The large pretrained base models are already very helpful, but with finetuning small and large language models can be made even more helpful.

Finetuning is especially helpful for use cases that require private internal data or for use cases that require domain specific knowledge that wasn't available on the internet.

In Substratus the Model resource allows you to specify an existing model and a dataset to create new finetuned models.

To summarize: finetunedModel = training_image(model, dataset).

The following Model resource would create a finetuned model:

apiVersion: substratus.ai/v1
kind: Model
metadata:
name: falcon-7b-instruct-k8s
spec:
image:
name: substratusai/model-trainer-huggingface
model:
name: falcon-7b-instruct
dataset:
name: k8s-instructions
params:
epochs: 1
resources:
gpu:
count: 4
type: nvidia-l4

Under image.name you see model-trainer-huggingface`, which is provided by Substratus and can be used to finetune language models that were loaded from HuggingFace.
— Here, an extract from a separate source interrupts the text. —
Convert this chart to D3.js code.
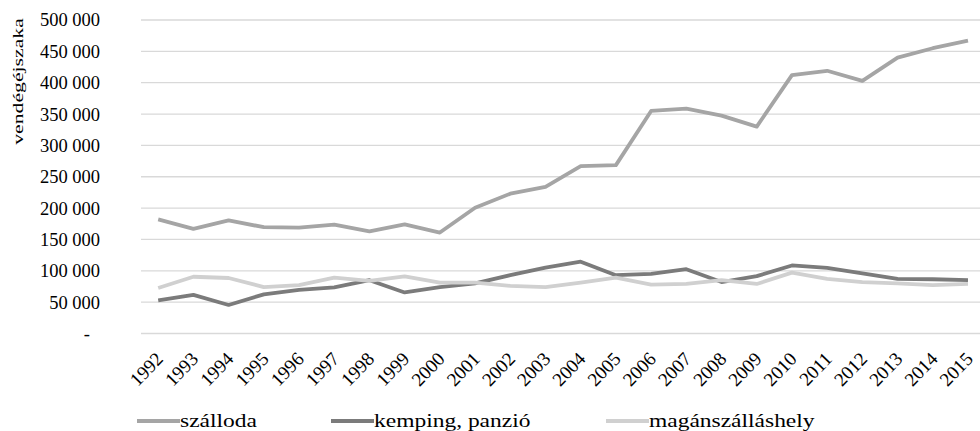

The image uses the HuggingFace transformers library for training. The source for the trainer is available here: https://github.com/substratusai/model-trainer-huggingface

The trainer image will load the base model from a predefined path and use PEFT method for finetuning. Once training is done, the training image saves the model to a predefined path. By using a predefined paths the model automatically loads and stores from cloud storage buckets.

Prerequisites

Run the commands below to ensure the you satisfy all the prerequisites:

kubectl apply -f https://raw.githubusercontent.com/substratusai/substratus/main/examples/falcon-7b-instruct/base-model.yaml
kubectl apply -f https://raw.githubusercontent.com/substratusai/substratus/main/examples/datasets/k8s-instructions.yaml

Verify that the falcon-7b-instruct model and k8s-instruct Dataset are ready (this should take ~5 minutes):

kubectl describe dataset k8s-instruct

Finetuning falcon-7b-instruct

Create the fine tuned model:

kubectl apply -f https://raw.githubusercontent.com/substratusai/substratus/main/examples/falcon-7b-instruct/finetuned-model.yaml

The training takes about 20 to 30 minutes. You can watch the progress by running:

kubectl logs jobs/falcon-7b-instruct-k8s-modeller

Wait until the falcon-7b-instruct-k8s-modeller job has finished. Once finished you can create a Server resource.
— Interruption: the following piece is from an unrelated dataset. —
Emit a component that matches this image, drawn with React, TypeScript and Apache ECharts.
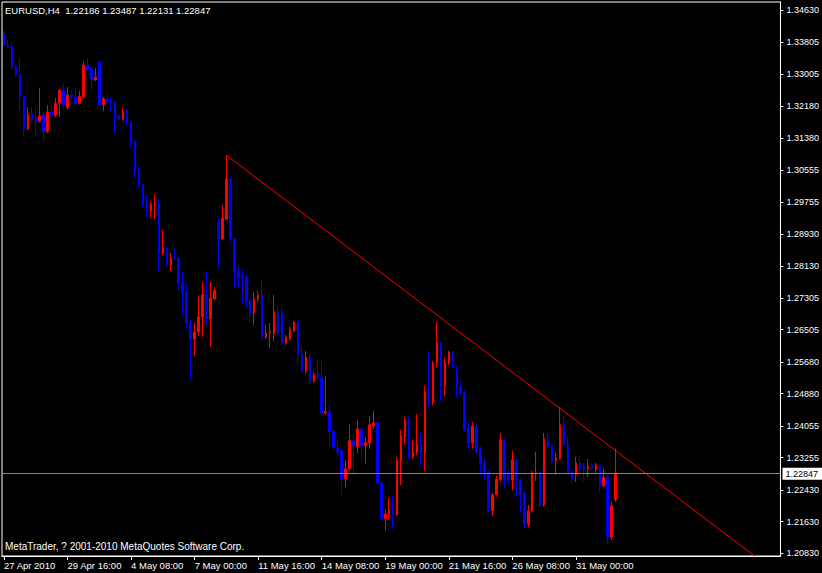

Serving the finetuned model

Create a Server to serve the falcon-7b-instruct-k8s finetuned model:

kubectl apply -f https://raw.githubusercontent.com/substratusai/substratus/main/examples/falcon-7b-instruct/finetuned-server.yaml

Verify that the Server is ready by running:

kubectl describe server falcon-7b-instruct-k8s

By default Substratus creates a K8s Service to expose the Server, however this Service is of type ClusterIP, which means you can not directly access it over the internet. So let's use K8s Port Forwarding to access the server.

Run the following command to forward your local 8080 port to the Server port 8080:

kubectl port-forward service/falcon-7b-instruct-server 8080:8080

You should now be able to access the web interface of the Server by going to http://localhost:8080

You have now deployed falcon-7b-instruct model that was fine tuned to write K8s YAML files. Try it out by sending the following prompt:

Below is an instruction that describes a task. Write a response that appropriately completes the request.

### Instruction:
Write YAML that defines a Kubernetes Deployment named "iis" with 3 replicas

### Response: